Gazpacho Andaluz

In the late summer, my thoughts always turn to gazpacho. Cool and refreshing on a warm summer’s day, it makes excellent use of tomatoes in high season when they are sweet, plump and juicy. It also has the advantage of being easy to make–it is just vegetables tossed in the food processor–and requires no cooking.

Juicy New York Tomatoes

Although we often think of gazpacho as a cold soup, it is better to think of it as a tomato and vegetable salad that you sip from a glass or eat with a spoon. When I lived in Spain, it was either leafy salad or gazpacho with every meal, eaten outside so we could enjoy the fresh air and the view of the mountains. As an American high school student, gazpacho was the only thing I was trusted to make.

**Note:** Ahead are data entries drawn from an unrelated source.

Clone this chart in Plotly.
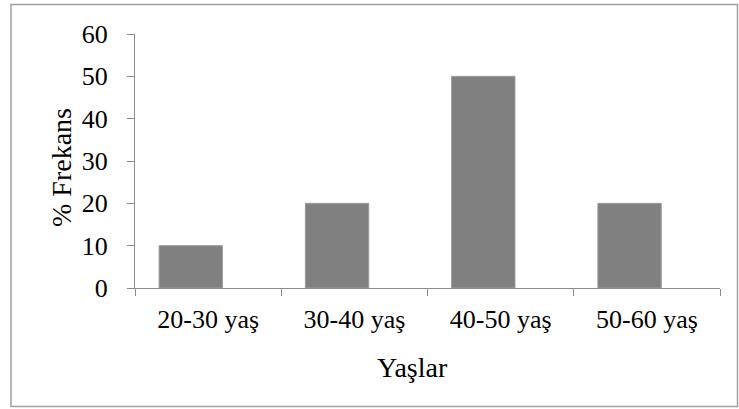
import plotly.graph_objects as go

categories = ["20-30 yaş", "30-40 yaş", "40-50 yaş", "50-60 yaş"]
values = [10, 20, 50, 20]
y_ticks = [0, 10, 20, 30, 40, 50, 60]
x_title = "Yaşlar"
y_title = "% Frekans"

W, H = 739, 409
L, R, T, B = 135, 19, 34, 121
pw, ph = W - L - R, H - T - B

def px_x(p):
    return (p - L) / pw

def px_y(p):
    return (H - B - p) / ph

FONT = "Liberation Serif"
AX = "#8c8c8c"

fig = go.Figure()
fig.add_trace(go.Bar(
    x=categories, y=values,
    width=0.433, offset=-0.335,
    marker=dict(color="#808080", line=dict(color="#9a9a9a", width=1)),
))

fig.update_layout(
    width=W, height=H,
    margin=dict(l=L, r=R, t=T, b=B, pad=0),
    paper_bgcolor="white", plot_bgcolor="white",
    showlegend=False,
    font=dict(family=FONT, color="black"),
    xaxis=dict(
        type="category", range=[-0.5, 3.5],
        showline=True, linecolor=AX, linewidth=1,
        ticks="outside", tickson="boundaries", ticklen=7, tickcolor=AX, tickwidth=1,
        tickfont=dict(size=26, family=FONT), showgrid=False, zeroline=False,
        ticklabelstandoff=8,
    ),
    yaxis=dict(
        range=[0, 60], tickvals=y_ticks,
        showline=True, linecolor=AX, linewidth=1,
        ticks="outside", ticklen=7, tickcolor=AX, tickwidth=1,
        tickfont=dict(size=26, family=FONT), showgrid=False, zeroline=False,
        ticklabelstandoff=14,
    ),
    annotations=[
        dict(text=x_title, xref="paper", yref="paper", x=px_x(412), y=px_y(367),
             xanchor="center", yanchor="middle", showarrow=False,
             font=dict(size=28, family=FONT, color="black")),
        dict(text=y_title, xref="paper", yref="paper", x=px_x(61), y=px_y(168),
             xanchor="center", yanchor="middle", showarrow=False, textangle=-90,
             font=dict(size=28, family=FONT, color="black")),
    ],
    shapes=[
        dict(type="rect", xref="paper", yref="paper",
             x0=px_x(11), x1=px_x(737.5), y0=px_y(406.5), y1=px_y(4.5),
             line=dict(color="#a0a0a0", width=1.5), layer="below"),
    ],
)

fig.write_html("out.html", config={"displayModeBar": False},
               post_script="document.body.style.margin='0';document.body.style.overflow='hidden';")
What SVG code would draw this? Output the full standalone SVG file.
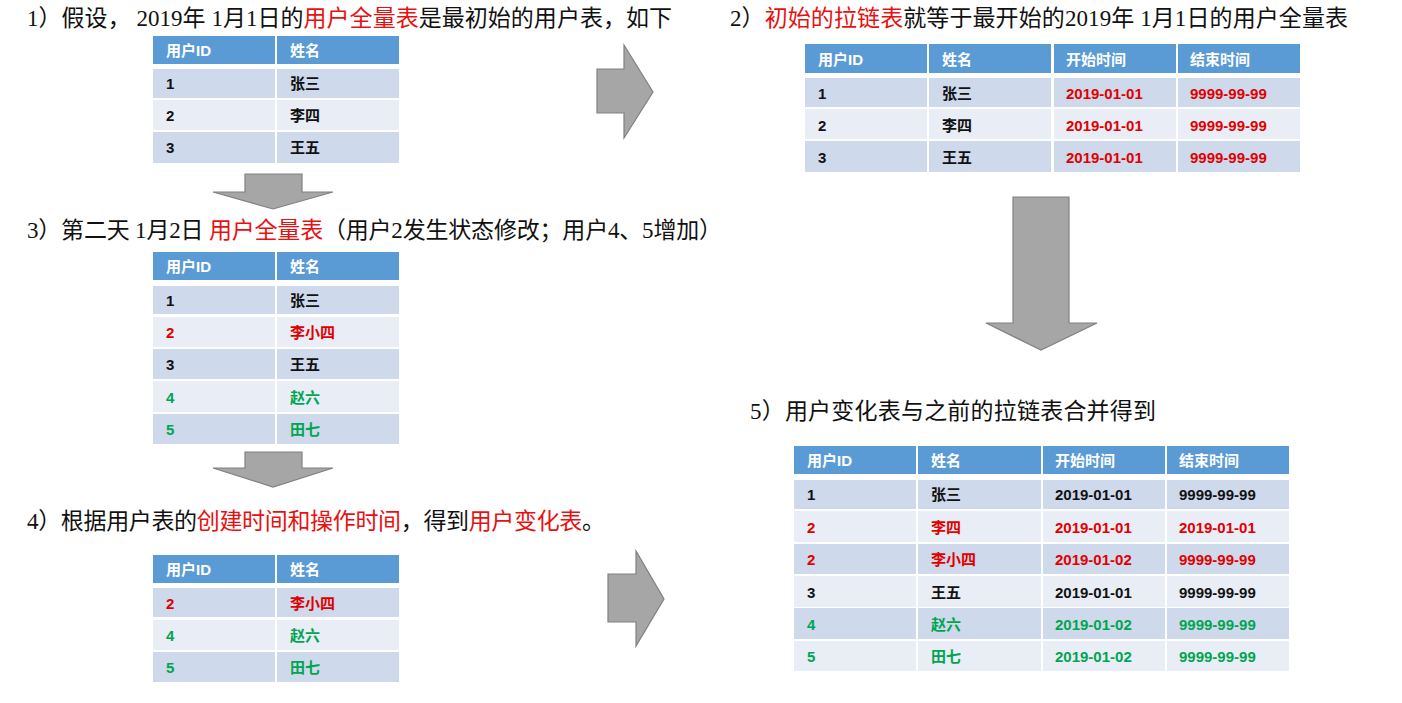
<svg xmlns="http://www.w3.org/2000/svg" width="1402" height="703" viewBox="0 0 1402 703">
<style>
.title{font-family:"Liberation Serif","Noto Sans CJK SC",serif;font-size:23px;fill:#111}
.red{fill:#E81010}
.hd{fill:#5B9BD5}
.odd{fill:#CFD9EC}
.even{fill:#E8EDF6}
.ht{font-family:"Liberation Sans","Noto Sans CJK SC",sans-serif;font-size:15px;font-weight:bold;fill:#fff}
.ct{font-family:"Liberation Sans","Noto Sans CJK SC",sans-serif;font-size:15px;font-weight:bold;fill:#111}
.r{fill:#E00000}
.g{fill:#00A550}
.arrow{fill:#A6A6A6;stroke:#808080;stroke-width:1.2}
</style>
<rect width="1402" height="703" fill="#fff"/>

<g id="titles">
<text class="title" x="27" y="26" textLength="645" lengthAdjust="spacing">1）假设， 2019年 1月1日的<tspan class="red">用户全量表</tspan>是最初始的用户表，如下</text>
<text class="title" x="730" y="26" textLength="618" lengthAdjust="spacing">2）<tspan class="red">初始的拉链表</tspan>就等于最开始的2019年 1月1日的用户全量表</text>
<text class="title" x="27" y="238" textLength="695" lengthAdjust="spacing">3）第二天 1月2日 <tspan class="red">用户全量表</tspan>（用户2发生状态修改；用户4、5增加）</text>
<text class="title" x="27" y="529" textLength="578" lengthAdjust="spacing">4）根据用户表的<tspan class="red">创建时间和操作时间</tspan>，得到<tspan class="red">用户变化表</tspan>。</text>
<text class="title" x="750" y="419" textLength="406" lengthAdjust="spacing">5）用户变化表与之前的拉链表合并得到</text>
</g>

<g id="table1">
<rect class="hd" x="153" y="36" width="122" height="28"/><rect class="hd" x="277" y="36" width="122" height="28"/>
<rect class="odd" x="153" y="69" width="122" height="29"/><rect class="odd" x="277" y="69" width="122" height="29"/>
<rect class="even" x="153" y="100" width="122" height="30"/><rect class="even" x="277" y="100" width="122" height="30"/>
<rect class="odd" x="153" y="132" width="122" height="31"/><rect class="odd" x="277" y="132" width="122" height="31"/>
<text class="ht" x="166" y="56">用户ID</text><text class="ht" x="290" y="56">姓名</text>
<text class="ct" x="166" y="89">1</text><text class="ct" x="290" y="89">张三</text>
<text class="ct" x="166" y="121">2</text><text class="ct" x="290" y="121">李四</text>
<text class="ct" x="166" y="153">3</text><text class="ct" x="290" y="153">王五</text>
</g>

<g id="table2">
<rect class="hd" x="805" y="44" width="122" height="29"/><rect class="hd" x="929" y="44" width="122" height="29"/><rect class="hd" x="1054" y="44" width="122" height="29"/><rect class="hd" x="1178" y="44" width="122" height="29"/>
<rect class="odd" x="805" y="78" width="122" height="29"/><rect class="odd" x="929" y="78" width="122" height="29"/><rect class="odd" x="1054" y="78" width="122" height="29"/><rect class="odd" x="1178" y="78" width="122" height="29"/>
<rect class="even" x="805" y="109" width="122" height="30"/><rect class="even" x="929" y="109" width="122" height="30"/><rect class="even" x="1054" y="109" width="122" height="30"/><rect class="even" x="1178" y="109" width="122" height="30"/>
<rect class="odd" x="805" y="141" width="122" height="31"/><rect class="odd" x="929" y="141" width="122" height="31"/><rect class="odd" x="1054" y="141" width="122" height="31"/><rect class="odd" x="1178" y="141" width="122" height="31"/>
<text class="ht" x="818" y="65">用户ID</text><text class="ht" x="942" y="65">姓名</text><text class="ht" x="1066" y="65">开始时间</text><text class="ht" x="1190" y="65">结束时间</text>
<text class="ct" x="818" y="99">1</text><text class="ct" x="942" y="99">张三</text><text class="ct r" x="1066" y="99">2019-01-01</text><text class="ct r" x="1190" y="99">9999-99-99</text>
<text class="ct" x="818" y="131">2</text><text class="ct" x="942" y="131">李四</text><text class="ct r" x="1066" y="131">2019-01-01</text><text class="ct r" x="1190" y="131">9999-99-99</text>
<text class="ct" x="818" y="163">3</text><text class="ct" x="942" y="163">王五</text><text class="ct r" x="1066" y="163">2019-01-01</text><text class="ct r" x="1190" y="163">9999-99-99</text>
</g>

<g id="table3">
<rect class="hd" x="153" y="252" width="122" height="28"/><rect class="hd" x="277" y="252" width="122" height="28"/>
<rect class="odd" x="153" y="286" width="122" height="28"/><rect class="odd" x="277" y="286" width="122" height="28"/>
<rect class="even" x="153" y="317" width="122" height="30"/><rect class="even" x="277" y="317" width="122" height="30"/>
<rect class="odd" x="153" y="349" width="122" height="30"/><rect class="odd" x="277" y="349" width="122" height="30"/>
<rect class="even" x="153" y="381" width="122" height="31"/><rect class="even" x="277" y="381" width="122" height="31"/>
<rect class="odd" x="153" y="414" width="122" height="30"/><rect class="odd" x="277" y="414" width="122" height="30"/>
<text class="ht" x="166" y="272">用户ID</text><text class="ht" x="290" y="272">姓名</text>
<text class="ct" x="166" y="306">1</text><text class="ct" x="290" y="306">张三</text>
<text class="ct r" x="166" y="338">2</text><text class="ct r" x="290" y="338">李小四</text>
<text class="ct" x="166" y="370">3</text><text class="ct" x="290" y="370">王五</text>
<text class="ct g" x="166" y="403">4</text><text class="ct g" x="290" y="403">赵六</text>
<text class="ct g" x="166" y="435">5</text><text class="ct g" x="290" y="435">田七</text>
</g>

<g id="table4">
<rect class="hd" x="153" y="555" width="122" height="28"/><rect class="hd" x="277" y="555" width="122" height="28"/>
<rect class="odd" x="153" y="588" width="122" height="29"/><rect class="odd" x="277" y="588" width="122" height="29"/>
<rect class="even" x="153" y="620" width="122" height="30"/><rect class="even" x="277" y="620" width="122" height="30"/>
<rect class="odd" x="153" y="652" width="122" height="30"/><rect class="odd" x="277" y="652" width="122" height="30"/>
<text class="ht" x="166" y="575">用户ID</text><text class="ht" x="290" y="575">姓名</text>
<text class="ct r" x="166" y="609">2</text><text class="ct r" x="290" y="609">李小四</text>
<text class="ct g" x="166" y="641">4</text><text class="ct g" x="290" y="641">赵六</text>
<text class="ct g" x="166" y="673">5</text><text class="ct g" x="290" y="673">田七</text>
</g>

<g id="table5">
<rect class="hd" x="794" y="446" width="122" height="28"/><rect class="hd" x="918" y="446" width="123" height="28"/><rect class="hd" x="1043" y="446" width="122" height="28"/><rect class="hd" x="1167" y="446" width="122" height="28"/>
<rect class="odd" x="794" y="480" width="122" height="29"/><rect class="odd" x="918" y="480" width="123" height="29"/><rect class="odd" x="1043" y="480" width="122" height="29"/><rect class="odd" x="1167" y="480" width="122" height="29"/>
<rect class="even" x="794" y="511" width="122" height="31"/><rect class="even" x="918" y="511" width="123" height="31"/><rect class="even" x="1043" y="511" width="122" height="31"/><rect class="even" x="1167" y="511" width="122" height="31"/>
<rect class="odd" x="794" y="544" width="122" height="30"/><rect class="odd" x="918" y="544" width="123" height="30"/><rect class="odd" x="1043" y="544" width="122" height="30"/><rect class="odd" x="1167" y="544" width="122" height="30"/>
<rect class="even" x="794" y="576" width="122" height="31"/><rect class="even" x="918" y="576" width="123" height="31"/><rect class="even" x="1043" y="576" width="122" height="31"/><rect class="even" x="1167" y="576" width="122" height="31"/>
<rect class="odd" x="794" y="608" width="122" height="31"/><rect class="odd" x="918" y="608" width="123" height="31"/><rect class="odd" x="1043" y="608" width="122" height="31"/><rect class="odd" x="1167" y="608" width="122" height="31"/>
<rect class="even" x="794" y="641" width="122" height="30"/><rect class="even" x="918" y="641" width="123" height="30"/><rect class="even" x="1043" y="641" width="122" height="30"/><rect class="even" x="1167" y="641" width="122" height="30"/>
<text class="ht" x="807" y="466">用户ID</text><text class="ht" x="931" y="466">姓名</text><text class="ht" x="1055" y="466">开始时间</text><text class="ht" x="1179" y="466">结束时间</text>
<text class="ct" x="807" y="500">1</text><text class="ct" x="931" y="500">张三</text><text class="ct" x="1055" y="500">2019-01-01</text><text class="ct" x="1179" y="500">9999-99-99</text>
<text class="ct r" x="807" y="533">2</text><text class="ct r" x="931" y="533">李四</text><text class="ct r" x="1055" y="533">2019-01-01</text><text class="ct r" x="1179" y="533">2019-01-01</text>
<text class="ct r" x="807" y="565">2</text><text class="ct r" x="931" y="565">李小四</text><text class="ct r" x="1055" y="565">2019-01-02</text><text class="ct r" x="1179" y="565">9999-99-99</text>
<text class="ct" x="807" y="598">3</text><text class="ct" x="931" y="598">王五</text><text class="ct" x="1055" y="598">2019-01-01</text><text class="ct" x="1179" y="598">9999-99-99</text>
<text class="ct g" x="807" y="630">4</text><text class="ct g" x="931" y="630">赵六</text><text class="ct g" x="1055" y="630">2019-01-02</text><text class="ct g" x="1179" y="630">9999-99-99</text>
<text class="ct g" x="807" y="662">5</text><text class="ct g" x="931" y="662">田七</text><text class="ct g" x="1055" y="662">2019-01-02</text><text class="ct g" x="1179" y="662">9999-99-99</text>
</g>

<g id="connectors">
<polygon class="arrow" points="597,69 624,69 624,45 653,92 624,138 624,113 597,113"/>
<polygon class="arrow" points="245,174 302,174 302,192 333,192 273,209 213,192 245,192"/>
<polygon class="arrow" points="245,452 302,452 302,468 333,468 273,487 213,468 245,468"/>
<polygon class="arrow" points="1013,197 1069,197 1069,323 1097,323 1041,350 986,323 1013,323"/>
<polygon class="arrow" points="608,574 636,574 636,551 664,599 636,646 636,622 608,622"/>
</g>
</svg>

It is also the perfect picnic food. Enjoy it with a sandwich of Manchego cheese and extra virgin olive oil on a crusty baguette and finish with a juicy local peach for dessert.

Gazpacho Andaluz

The Ingredients for Gazpacho

5 medium tomatoes (or 3 large ones)
1 cucumber, peeled
1/4 to 1/2 medium onion
1 yellow pepper, seeds removed
1-2 garlic cloves
A few chunks of bread
Extra virgin olive oil
White wine vinegar or sherry vinegar

1.  Roughly chop the vegetables and mince the garlic. Reserve a small amount of each vegetable for later and set aside.

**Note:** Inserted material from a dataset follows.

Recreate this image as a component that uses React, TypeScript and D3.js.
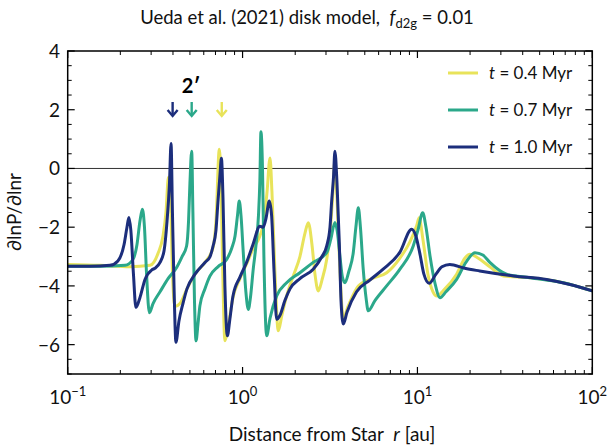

2. Make the gazpacho in two batches so as not to overload the food processor. Throw half of the chopped vegetables and half of the garlic into the food processor. Tear off a few pieces of bread, wet them with water to soften them, and throw them in. Add a nice pour of olive oil, a splash of vinegar and a few pinches of salt.

3. Pulse until fairly smooth but not completely. You should still be able to taste little pieces of vegetables, but there should be no big chunks left. Pour the gazpacho into a big bowl or pitcher and repeat the process with the other half of the ingredients.

4.  Dice the reserved vegetables into small cubes.  When you serve the gazpacho, spoon some of the diced vegetables on top of each bowl or leave them in small bowls or on a plate so people can help themselves.